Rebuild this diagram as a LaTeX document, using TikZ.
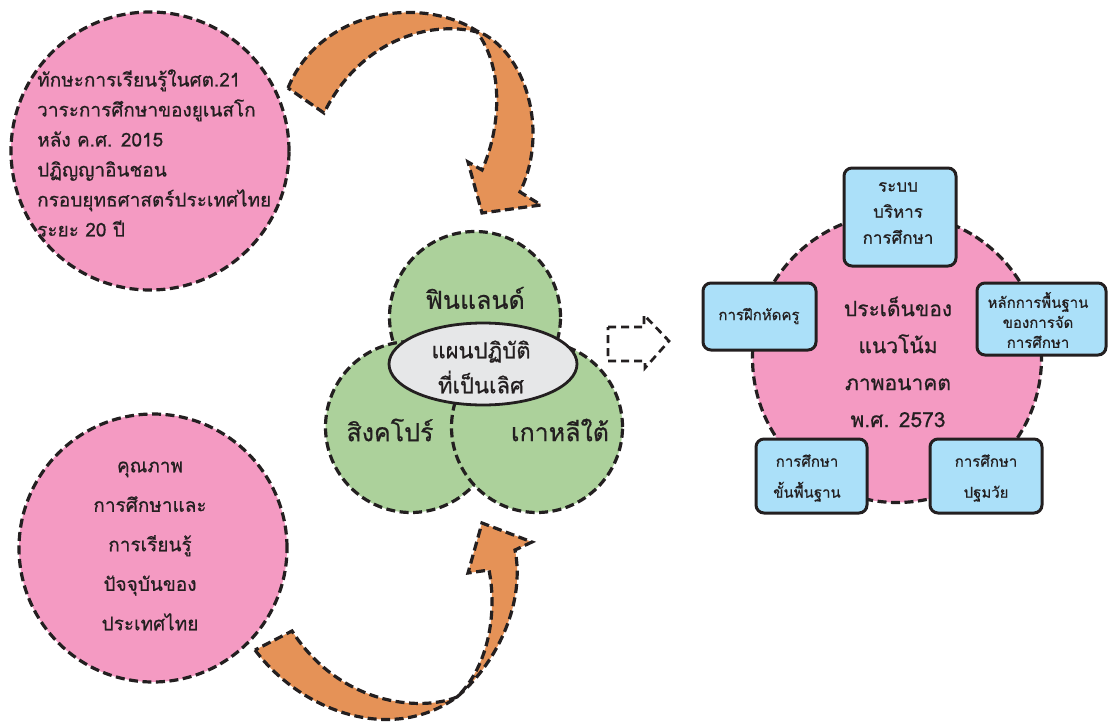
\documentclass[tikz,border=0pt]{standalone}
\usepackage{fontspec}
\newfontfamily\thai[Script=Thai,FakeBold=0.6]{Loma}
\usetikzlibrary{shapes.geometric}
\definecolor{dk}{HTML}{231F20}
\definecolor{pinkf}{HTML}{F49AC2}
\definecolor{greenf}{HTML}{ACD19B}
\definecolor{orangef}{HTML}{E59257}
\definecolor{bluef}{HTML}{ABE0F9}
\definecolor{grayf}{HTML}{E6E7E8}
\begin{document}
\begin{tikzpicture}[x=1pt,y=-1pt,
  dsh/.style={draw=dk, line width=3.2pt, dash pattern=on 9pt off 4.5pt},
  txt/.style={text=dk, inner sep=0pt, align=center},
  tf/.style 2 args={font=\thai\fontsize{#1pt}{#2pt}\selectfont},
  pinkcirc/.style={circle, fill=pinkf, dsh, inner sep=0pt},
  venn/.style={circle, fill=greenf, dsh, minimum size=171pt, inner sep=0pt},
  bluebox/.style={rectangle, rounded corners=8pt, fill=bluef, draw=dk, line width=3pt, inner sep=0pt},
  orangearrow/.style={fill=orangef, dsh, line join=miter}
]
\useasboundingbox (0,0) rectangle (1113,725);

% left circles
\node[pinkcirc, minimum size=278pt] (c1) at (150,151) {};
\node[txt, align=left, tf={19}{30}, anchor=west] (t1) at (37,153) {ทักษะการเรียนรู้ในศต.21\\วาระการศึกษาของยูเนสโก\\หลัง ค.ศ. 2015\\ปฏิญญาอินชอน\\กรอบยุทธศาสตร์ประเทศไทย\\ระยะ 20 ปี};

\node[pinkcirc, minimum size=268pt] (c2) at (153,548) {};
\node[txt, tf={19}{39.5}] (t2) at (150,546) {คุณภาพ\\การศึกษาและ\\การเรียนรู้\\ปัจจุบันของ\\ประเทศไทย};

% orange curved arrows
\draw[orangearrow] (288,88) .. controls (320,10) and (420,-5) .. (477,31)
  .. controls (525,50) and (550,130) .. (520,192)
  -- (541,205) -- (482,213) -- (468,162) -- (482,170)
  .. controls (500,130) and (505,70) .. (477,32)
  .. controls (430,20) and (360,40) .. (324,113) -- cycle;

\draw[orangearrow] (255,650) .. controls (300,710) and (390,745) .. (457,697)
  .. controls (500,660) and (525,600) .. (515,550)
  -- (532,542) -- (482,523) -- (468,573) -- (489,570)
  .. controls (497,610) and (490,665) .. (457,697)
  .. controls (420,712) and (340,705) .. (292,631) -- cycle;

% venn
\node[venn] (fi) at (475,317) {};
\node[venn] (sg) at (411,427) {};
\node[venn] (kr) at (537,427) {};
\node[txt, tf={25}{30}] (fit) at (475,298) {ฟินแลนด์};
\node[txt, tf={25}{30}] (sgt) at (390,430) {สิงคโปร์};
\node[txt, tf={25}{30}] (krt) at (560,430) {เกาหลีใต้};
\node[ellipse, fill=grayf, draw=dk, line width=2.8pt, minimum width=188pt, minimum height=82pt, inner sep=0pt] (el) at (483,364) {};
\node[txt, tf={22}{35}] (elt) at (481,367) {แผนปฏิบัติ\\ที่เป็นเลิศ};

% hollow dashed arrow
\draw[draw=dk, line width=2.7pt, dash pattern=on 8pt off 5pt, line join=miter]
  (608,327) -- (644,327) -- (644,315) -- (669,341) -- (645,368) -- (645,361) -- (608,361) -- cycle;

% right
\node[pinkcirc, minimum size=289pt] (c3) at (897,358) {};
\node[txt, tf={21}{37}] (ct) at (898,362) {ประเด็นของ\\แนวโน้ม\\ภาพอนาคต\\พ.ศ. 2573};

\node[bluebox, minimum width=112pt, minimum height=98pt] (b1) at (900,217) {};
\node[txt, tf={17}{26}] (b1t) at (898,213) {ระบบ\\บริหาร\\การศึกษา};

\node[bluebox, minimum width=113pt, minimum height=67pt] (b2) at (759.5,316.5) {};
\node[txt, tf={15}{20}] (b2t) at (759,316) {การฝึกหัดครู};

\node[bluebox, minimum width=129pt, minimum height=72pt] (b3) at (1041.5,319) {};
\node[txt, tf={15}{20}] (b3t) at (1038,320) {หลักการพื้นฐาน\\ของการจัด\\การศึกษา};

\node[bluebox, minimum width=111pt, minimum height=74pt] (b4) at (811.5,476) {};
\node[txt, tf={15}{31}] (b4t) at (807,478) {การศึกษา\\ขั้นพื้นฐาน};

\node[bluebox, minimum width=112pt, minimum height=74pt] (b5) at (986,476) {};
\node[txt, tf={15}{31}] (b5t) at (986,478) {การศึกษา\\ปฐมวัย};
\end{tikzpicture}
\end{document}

+ + +

* [EXERCISE PROMPT]: Repeat exactly and only the lines from the start of the data above through the line that holds "anchor=west] (t1) at", inclusive. Pictures do not belong in the copy.

* [EXERCISE ANSWER]:
Rebuild this diagram as a LaTeX document, using TikZ.
\documentclass[tikz,border=0pt]{standalone}
\usepackage{fontspec}
\newfontfamily\thai[Script=Thai,FakeBold=0.6]{Loma}
\usetikzlibrary{shapes.geometric}
\definecolor{dk}{HTML}{231F20}
\definecolor{pinkf}{HTML}{F49AC2}
\definecolor{greenf}{HTML}{ACD19B}
\definecolor{orangef}{HTML}{E59257}
\definecolor{bluef}{HTML}{ABE0F9}
\definecolor{grayf}{HTML}{E6E7E8}
\begin{document}
\begin{tikzpicture}[x=1pt,y=-1pt,
  dsh/.style={draw=dk, line width=3.2pt, dash pattern=on 9pt off 4.5pt},
  txt/.style={text=dk, inner sep=0pt, align=center},
  tf/.style 2 args={font=\thai\fontsize{#1pt}{#2pt}\selectfont},
  pinkcirc/.style={circle, fill=pinkf, dsh, inner sep=0pt},
  venn/.style={circle, fill=greenf, dsh, minimum size=171pt, inner sep=0pt},
  bluebox/.style={rectangle, rounded corners=8pt, fill=bluef, draw=dk, line width=3pt, inner sep=0pt},
  orangearrow/.style={fill=orangef, dsh, line join=miter}
]
\useasboundingbox (0,0) rectangle (1113,725);

% left circles
\node[pinkcirc, minimum size=278pt] (c1) at (150,151) {};
\node[txt, align=left, tf={19}{30}, anchor=west] (t1) at (37,153) {ทักษะการเรียนรู้ในศต.21\\วาระการศึกษาของยูเนสโก\\หลัง ค.ศ. 2015\\ปฏิญญาอินชอน\\กรอบยุทธศาสตร์ประเทศไทย\\ระยะ 20 ปี};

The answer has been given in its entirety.